The wind industry in France is equipped with same snake-like ‘charm’, as elsewhere. As we reported earlier this year, French wind power outfits are hell-bent on destroying the final resting places of thousands of Australian soldiers, who perished defending French soil a Century ago:

The Wind Industry Knows No Shame: Turbines to Desecrate the Unknown Graves of Thousands of Australian Soldiers in France

Now to a tale of a French farmer fighting to regain the health of his previously happy herd.

French farmer sues energy giant after wind turbines ‘make cows sick’
The Telegraph
Rory Mulholland
18 September 2015

Yann Joly is suing CSO Energy for €356,900 (£260,000) over wind turbines which he alleges have led to a dramatic fall in cows’ milk output

A French dairy farmer is suing a wind energy company whose turbines have allegedly made his cows sick and led to a dramatic fall in their milk output.

An expert brought in to provide evidence to a Paris court confirmed that the 120 animals had been drinking much less water since the turbines were installed in early 2011.

This had led to a large drop in milk production, as cows need to drink at least three litres of water for every litre of milk they produce, and has damaged the cows’ general health, the expert said.

“The farmer is ruined,” Philippe Bodereau, his lawyer, told The Telegraph. His client, Yann Joly, is suing CSO Energy, which operates wind farms in France and Germany, for €356,900 (£260,000). Mr Joly wants the firm to remove its turbines.

He says he is being forced to sell his cows and will grow crops on his land instead.

“I am now in the process of selling the cows because it is not profitable to keep them,” he told The Telegraph. “I had an employee on the farm and am having to let him go. I will have to get a job outside the farm in order to try and keep it. I will also use my fields to grow crops instead: beetroot, wheat and colza.”

Mr Bodereau said: “This is the first time in the world that there is a document from an expert concluding that there is no other reason but wind turbines that could be to blame for animals being sick.”
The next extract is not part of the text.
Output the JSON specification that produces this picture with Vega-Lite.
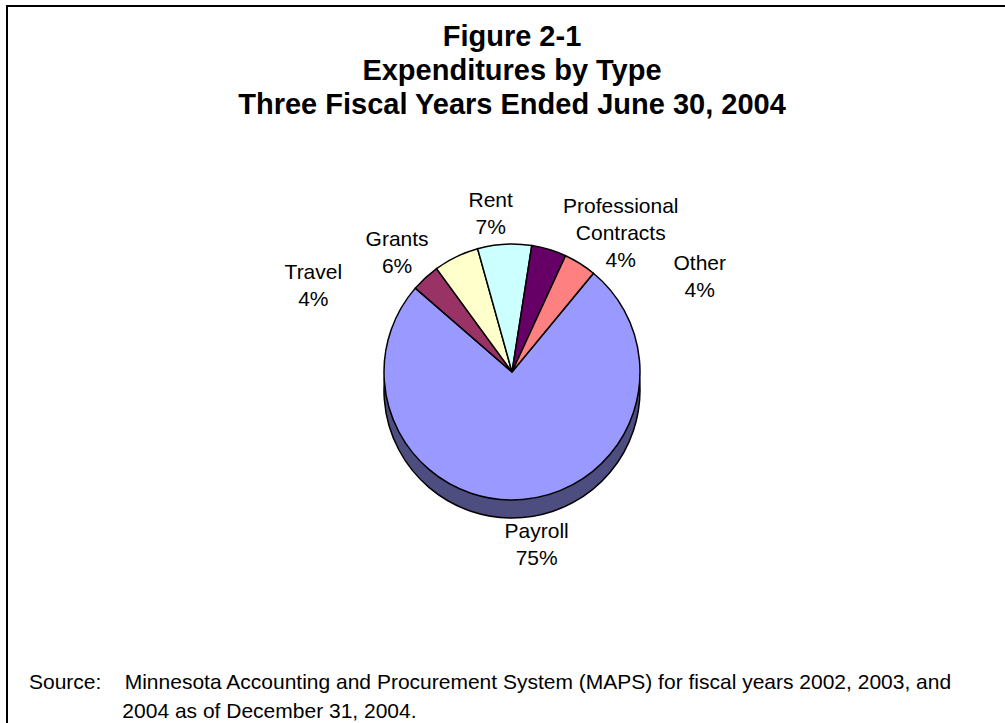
{
  "$schema": "https://vega.github.io/schema/vega-lite/v6.json",
  "background": "white",
  "padding": {"left": 6, "top": 5, "right": -13, "bottom": -16},
  "config": {
    "font": "Liberation Sans",
    "view": {"stroke": "#000000", "strokeWidth": 2},
    "title": {"color": "#000000"}
  },
  "title": {
    "text": ["Figure 2-1", "Expenditures by Type", "Three Fiscal Years Ended June 30, 2004"],
    "fontSize": 29,
    "fontWeight": "bold",
    "lineHeight": 34,
    "anchor": "middle",
    "frame": "bounds",
    "baseline": "top",
    "offset": -115,
    "color": "#000000"
  },
  "vconcat": [
    {
      "width": 1010,
      "height": 732,
      "view": {"stroke": "#000000", "strokeWidth": 2, "fill": "white"},
      "title": {
        "text": [
          "Source:\u00a0\u00a0\u00a0\u00a0Minnesota Accounting and Procurement System (MAPS) for fiscal years 2002, 2003, and",
          "\u200b\u00a0\u00a0\u00a0\u00a0\u00a0\u00a0\u00a0\u00a0\u00a0\u00a0\u00a0\u00a0\u00a0\u00a0\u00a0\u00a02004 as of December 31, 2004."
        ],
        "orient": "bottom",
        "anchor": "start",
        "frame": "group",
        "baseline": "top",
        "offset": -66,
        "dx": 22,
        "fontSize": 21,
        "fontWeight": "normal",
        "lineHeight": 29,
        "color": "#000000"
      },
      "data": {
        "values": [
          {"category": "Payroll", "value": 75.4, "ord": 1, "label": "Payroll\n75%"},
          {"category": "Travel", "value": 3.6, "ord": 2, "label": "Travel\n4%"},
          {"category": "Grants", "value": 5.7, "ord": 3, "label": "Grants\n6%"},
          {"category": "Rent", "value": 6.8, "ord": 4, "label": "Rent\n7%"},
          {"category": "Professional Contracts", "value": 4.4, "ord": 5, "label": "Professional\nContracts\n4%"},
          {"category": "Other", "value": 4.1, "ord": 6, "label": "Other\n4%"}
        ]
      },
      "encoding": {
        "theta": {"field": "value", "type": "quantitative", "stack": true, "scale": {"range": [0.6894, 6.9726]}},
        "order": {"field": "ord", "type": "quantitative"},
        "detail": {"field": "category", "type": "nominal"}
      },
      "layer": [
        {
          "mark": {"type": "arc", "outerRadius": 128, "yOffset": 18, "fill": "#4D4D80", "stroke": "#000000", "strokeWidth": 1.5}
        },
        {
          "mark": {"type": "arc", "outerRadius": 128, "stroke": "#000000", "strokeWidth": 1.5},
          "encoding": {
            "color": {
              "field": "category",
              "type": "nominal",
              "scale": {
                "domain": ["Payroll", "Travel", "Grants", "Rent", "Professional Contracts", "Other"],
                "range": ["#9999FF", "#993366", "#FFFFCC", "#CCFFFF", "#660066", "#FF8080"]
              },
              "legend": null
            }
          }
        },
        {
          "mark": {"type": "text", "radius": 165, "dx": -87, "dy": 22, "fontSize": 21, "lineHeight": 27, "lineBreak": "\n", "align": "center", "baseline": "middle", "color": "#000000"},
          "encoding": {"text": {"condition": {"test": "datum.category === 'Travel'", "field": "label", "type": "nominal"}, "value": ""}}
        },
        {
          "mark": {"type": "text", "radius": 165, "dx": -43, "dy": 17, "fontSize": 21, "lineHeight": 27, "lineBreak": "\n", "align": "center", "baseline": "middle", "color": "#000000"},
          "encoding": {"text": {"condition": {"test": "datum.category === 'Grants'", "field": "label", "type": "nominal"}, "value": ""}}
        },
        {
          "mark": {"type": "text", "radius": 160, "dx": -12, "dy": -11, "fontSize": 21, "lineHeight": 27, "lineBreak": "\n", "align": "center", "baseline": "middle", "color": "#000000"},
          "encoding": {"text": {"condition": {"test": "datum.category === 'Rent'", "field": "label", "type": "nominal"}, "value": ""}}
        },
        {
          "mark": {"type": "text", "radius": 165, "dx": 61, "dy": -7, "fontSize": 21, "lineHeight": 27, "lineBreak": "\n", "align": "center", "baseline": "middle", "color": "#000000"},
          "encoding": {"text": {"condition": {"test": "datum.category === 'Professional Contracts'", "field": "label", "type": "nominal"}, "value": ""}}
        },
        {
          "mark": {"type": "text", "radius": 165, "dx": 100, "dy": 32, "fontSize": 21, "lineHeight": 27, "lineBreak": "\n", "align": "center", "baseline": "middle", "color": "#000000"},
          "encoding": {"text": {"condition": {"test": "datum.category === 'Other'", "field": "label", "type": "nominal"}, "value": ""}}
        },
        {
          "mark": {"type": "text", "radius": 176, "dx": 10, "dy": -15, "fontSize": 21, "lineHeight": 27, "lineBreak": "\n", "align": "center", "baseline": "middle", "color": "#000000"},
          "encoding": {"text": {"condition": {"test": "datum.category === 'Payroll'", "field": "label", "type": "nominal"}, "value": ""}}
        }
      ]
    }
  ]
}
Christiane Nansot, an agricultural expert, who wrote the report, said the drop in milk production began when the 24 turbines were installed next to the family farm, in Le Boisle district, near the Abbeville, northern France.

“The geologist said that a geographical fault in the underlying rock could be leading to an amplification in the waves emanating from the turbines,” she said.

But she cautioned that other farms where turbines are installed near faults would have to be studied before it could be definitively concluded that the turbines were making the Le Boisle animals sick.

The report says that the cows are also prone to mastitis – udder inflammation.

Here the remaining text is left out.